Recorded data
⟨

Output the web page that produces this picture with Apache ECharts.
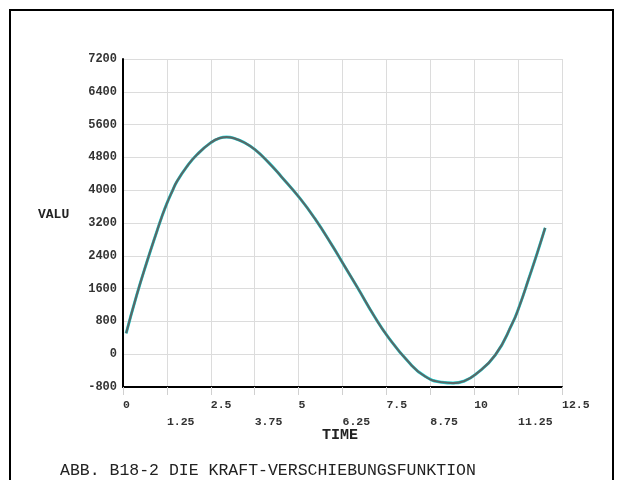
<!DOCTYPE html>
<html>
<head>
<meta charset="utf-8">
<script src="https://cdn.jsdelivr.net/npm/echarts@6/dist/echarts.min.js"></script>
<style>html,body{margin:0;padding:0;background:#fff}#c{width:622px;height:480px}</style>
</head>
<body>
<div id="c"></div>
<script>
const time = [0.09, 0.39, 0.68, 0.97, 1.1, 1.25, 1.4, 1.54, 1.83, 2.11, 2.5, 2.75, 2.95, 3.15, 3.46, 3.76, 4.13, 4.51, 5.04, 5.47, 5.95, 6.28, 6.68, 7.16, 7.54, 8.12, 8.6, 9.08, 9.4, 9.7, 10.03, 10.6, 11.08, 11.29, 11.56, 11.8, 12.02];
const valu = [510, 1440, 2250, 3010, 3340, 3680, 3970, 4220, 4590, 4870, 5160, 5270, 5295, 5270, 5160, 4990, 4690, 4330, 3800, 3300, 2660, 2190, 1620, 920, 430, -180, -540, -685, -705, -660, -500, -20, 740, 1180, 1860, 2480, 3080];
const yTicks = [-800, 0, 800, 1600, 2400, 3200, 4000, 4800, 5600, 6400, 7200];
const xTicks = [0, 1.25, 2.5, 3.75, 5, 6.25, 7.5, 8.75, 10, 11.25, 12.5];
const yLabel = 'VALU';
const xLabel = 'TIME';
const caption = 'ABB. B18-2 DIE KRAFT-VERSCHIEBUNGSFUNKTION';

const pts = time.map((t, i) => [t, valu[i]]);
const chart = echarts.init(document.getElementById('c'), null, {renderer: 'canvas'});
const mono = '"Liberation Mono", "DejaVu Sans Mono", monospace';
chart.setOption({
  animation: false,
  backgroundColor: '#fff',
  grid: {left: 123, right: 60, top: 59, bottom: 93},
  xAxis: {
    type: 'value', min: xTicks[0], max: xTicks[xTicks.length - 1], interval: 1.25,
    axisLine: {show: true, onZero: false, lineStyle: {color: '#000', width: 2}},
    axisTick: {show: true, length: 8, lineStyle: {color: '#d0d0d0'}},
    splitLine: {show: true, lineStyle: {color: '#dcdcdc', width: 1}},
    axisLabel: {
      show: true, align: 'left', margin: 10, color: '#333',
      fontFamily: mono, fontWeight: 'bold', fontSize: 11.5, lineHeight: 17,
      formatter: function (v) {
        const idx = xTicks.findIndex(t => Math.abs(t - v) < 1e-6);
        const s = String(v);
        return idx % 2 === 1 ? '\n' + s : s;
      }
    }
  },
  yAxis: {
    type: 'value', min: yTicks[0], max: yTicks[yTicks.length - 1], interval: 800,
    axisLine: {show: true, onZero: false, lineStyle: {color: '#000', width: 2}},
    axisTick: {show: false},
    splitLine: {show: true, lineStyle: {color: '#dcdcdc', width: 1}},
    axisLabel: {show: true, margin: 6, color: '#333', fontFamily: mono, fontWeight: 'bold', fontSize: 12,
      formatter: function (v) { return String(v); }}
  },
  series: [
    {type: 'line', data: pts, smooth: 0.5, symbol: 'none',
     lineStyle: {color: '#22e2e2', width: 3}, z: 2},
    {type: 'line', data: pts, smooth: 0.5, symbol: 'none',
     lineStyle: {color: '#586868', width: 2.2}, z: 3}
  ],
  graphic: [
    {type: 'rect', shape: {x: 10, y: 10, width: 603, height: 520},
     style: {fill: 'none', stroke: '#000', lineWidth: 2}, silent: true},
    {type: 'text', left: 38, top: 208,
     style: {text: yLabel, font: 'bold 13px ' + mono, fill: '#222'}},
    {type: 'text', left: 322, top: 428,
     style: {text: xLabel, font: 'bold 15px ' + mono, fill: '#222'}},
    {type: 'text', left: 60, top: 462,
     style: {text: caption, font: '16.5px ' + mono, fill: '#222'}}
  ]
});
</script>
</body>
</html>
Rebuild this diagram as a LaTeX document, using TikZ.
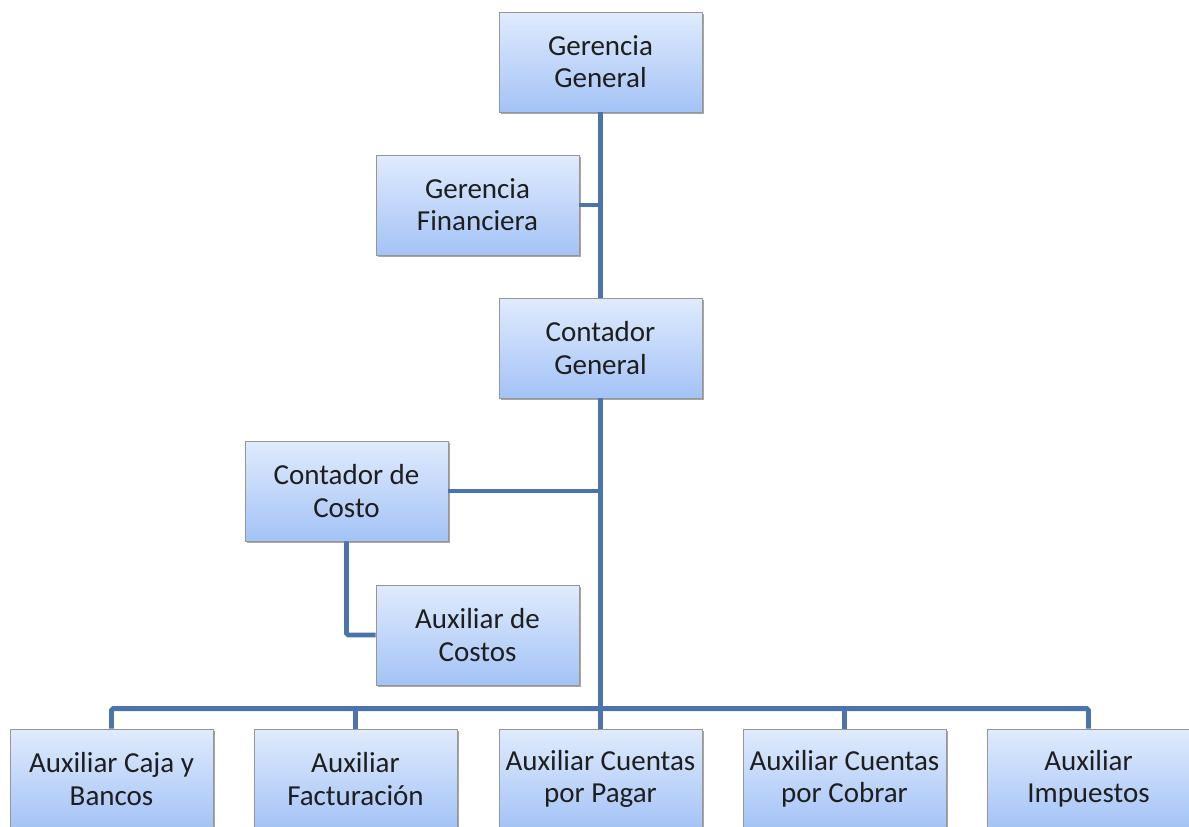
\documentclass[tikz,border=0pt]{standalone}
\usepackage{fontspec}
\setmainfont{Carlito}
\usepackage{xcolor}
\usetikzlibrary{positioning,shadows,calc}
\definecolor{linea}{RGB}{74,116,171}
\definecolor{borde}{RGB}{150,150,150}
\definecolor{arriba}{RGB}{224,235,253}
\definecolor{abajo}{RGB}{163,195,246}
\definecolor{texto}{RGB}{30,30,30}

\tikzset{
  puesto/.style={draw=borde,line width=0.5pt,top color=arriba,bottom color=abajo,
    minimum width=4.06cm,minimum height=2cm,align=center,text=texto,
    font=\fontsize{16.5}{18.3}\selectfont,
    drop shadow={shadow xshift=1.2pt,shadow yshift=-1.2pt,opacity=0.35,fill=black}},
  enlace/.style={draw=linea,line width=2.8pt,rounded corners=1pt}
}

\begin{document}
\begin{tikzpicture}[x=0.02cm,y=-0.02cm]
\useasboundingbox (0,0) rectangle (1189,826);
\clip (0,0) rectangle (1189,826);
% cargos
\node[puesto] (gg) at (600.5,62) {Gerencia\\General};
\node[puesto] (gf) at (477.5,205) {Gerencia\\Financiera};
\node[puesto] (cg) at (600.5,348) {Contador\\General};
\node[puesto] (cc) at (346.5,491) {Contador de\\Costo};
\node[puesto] (ac) at (477.5,635) {Auxiliar de\\Costos};
% auxiliares
\node[puesto] (b1) at (111.5,779) {Auxiliar Caja y\\Bancos};
\node[puesto] (b2) at (355.5,779) {Auxiliar\\Facturación};
\node[puesto] (b3) at (600.5,779) {Auxiliar Cuentas\\por Pagar};
\node[puesto] (b4) at (844.5,779) {Auxiliar Cuentas\\por Cobrar};
\node[puesto] (b5) at (1088.5,779) {Auxiliar\\Impuestos};
% lineas
\draw[enlace] (gg.south) -- (cg.north);
\draw[enlace] (gf.east) -- (gf.east -| gg.south);
\draw[enlace] (cg.south) -- (b3.north);
\draw[enlace] (cc.east) -- (cc.east -| cg.south);
\draw[enlace] (cc.south) |- (ac.west);
\draw[enlace] (b1.north) -- ++(0,-20) -| (b5.north);
\foreach \n in {b2,b4}
  \draw[enlace] (\n.north) -- ++(0,-20);
\end{tikzpicture}
\end{document}
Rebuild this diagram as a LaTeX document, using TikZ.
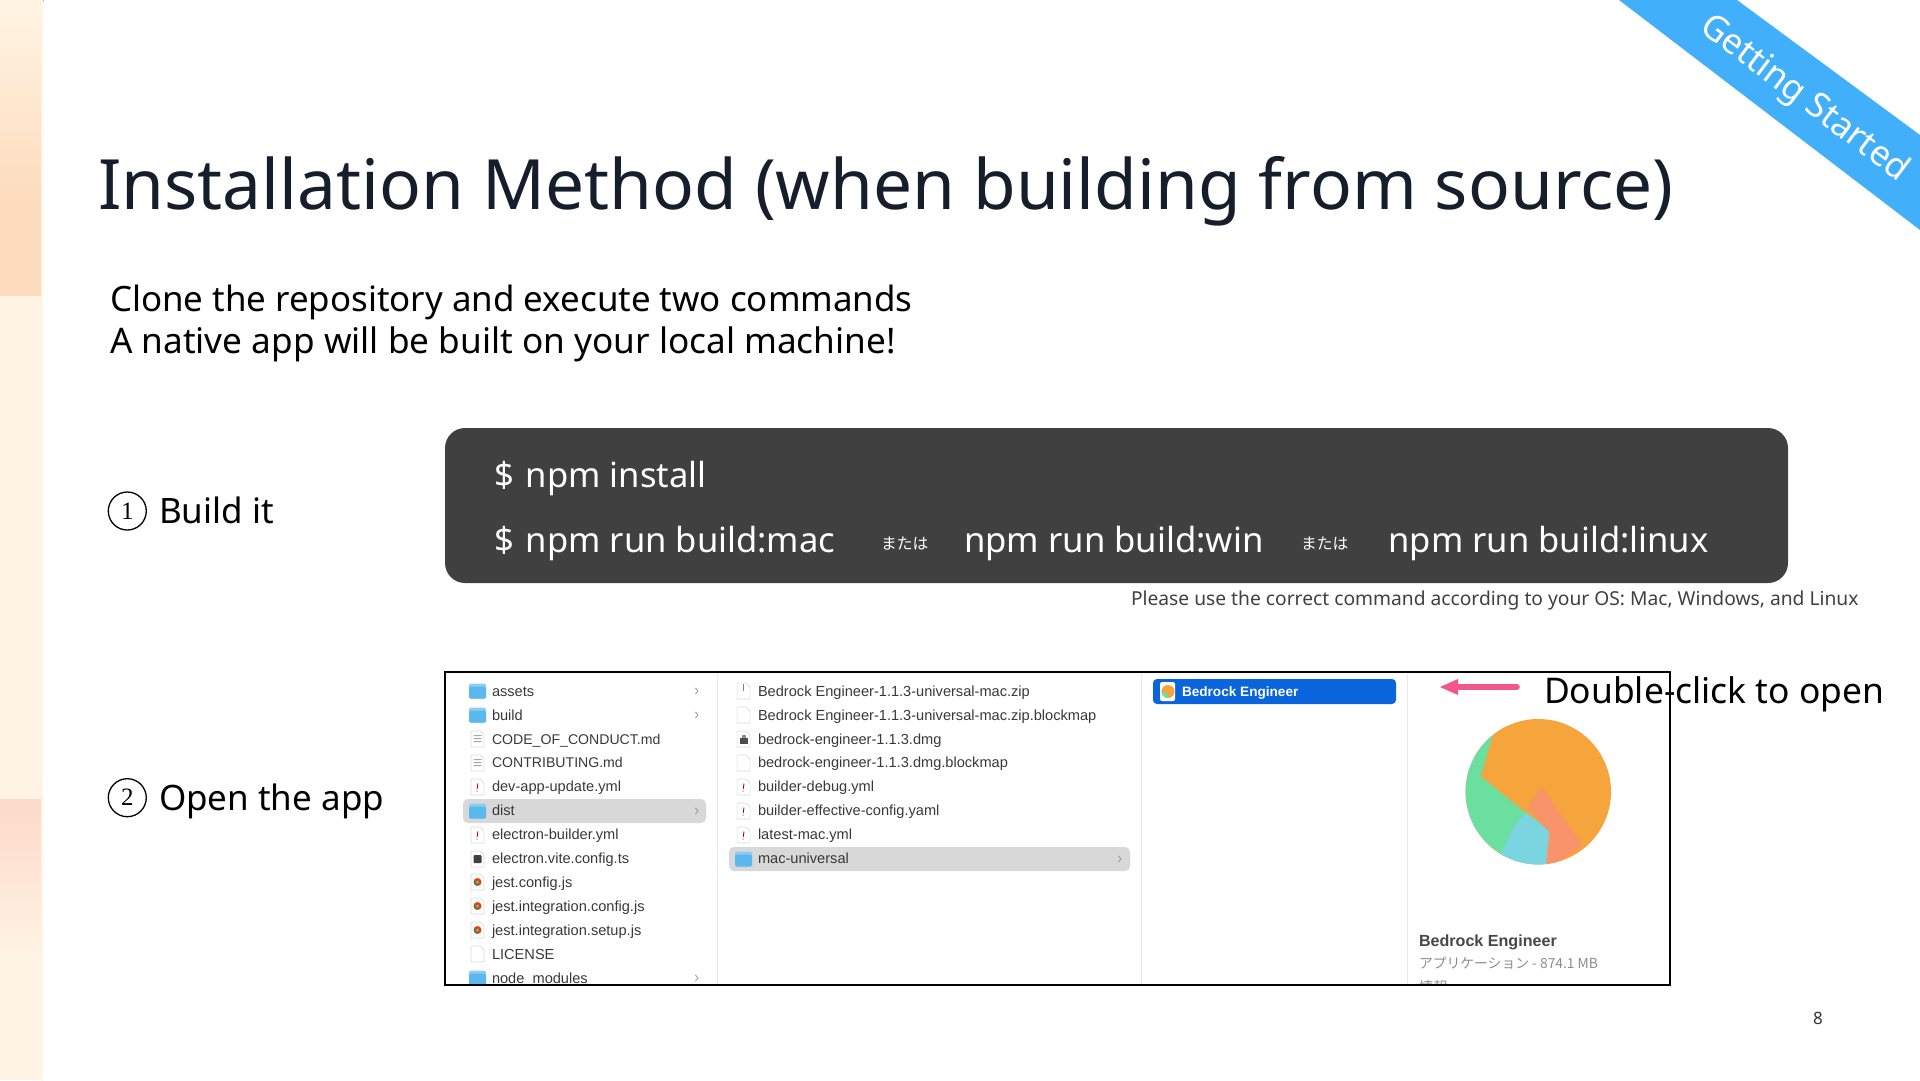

⟩

→ What you have to do: Go from the first line of the data above to the line containing "const caption = 'ABB." and retype exactly those lines, both included, but none of the pictures.

→ Output:
Output the web page that produces this picture with Apache ECharts.
<!DOCTYPE html>
<html>
<head>
<meta charset="utf-8">
<script src="https://cdn.jsdelivr.net/npm/echarts@6/dist/echarts.min.js"></script>
<style>html,body{margin:0;padding:0;background:#fff}#c{width:622px;height:480px}</style>
</head>
<body>
<div id="c"></div>
<script>
const time = [0.09, 0.39, 0.68, 0.97, 1.1, 1.25, 1.4, 1.54, 1.83, 2.11, 2.5, 2.75, 2.95, 3.15, 3.46, 3.76, 4.13, 4.51, 5.04, 5.47, 5.95, 6.28, 6.68, 7.16, 7.54, 8.12, 8.6, 9.08, 9.4, 9.7, 10.03, 10.6, 11.08, 11.29, 11.56, 11.8, 12.02];
const valu = [510, 1440, 2250, 3010, 3340, 3680, 3970, 4220, 4590, 4870, 5160, 5270, 5295, 5270, 5160, 4990, 4690, 4330, 3800, 3300, 2660, 2190, 1620, 920, 430, -180, -540, -685, -705, -660, -500, -20, 740, 1180, 1860, 2480, 3080];
const yTicks = [-800, 0, 800, 1600, 2400, 3200, 4000, 4800, 5600, 6400, 7200];
const xTicks = [0, 1.25, 2.5, 3.75, 5, 6.25, 7.5, 8.75, 10, 11.25, 12.5];
const yLabel = 'VALU';
const xLabel = 'TIME';
const caption = 'ABB. B18-2 DIE KRAFT-VERSCHIEBUNGSFUNKTION';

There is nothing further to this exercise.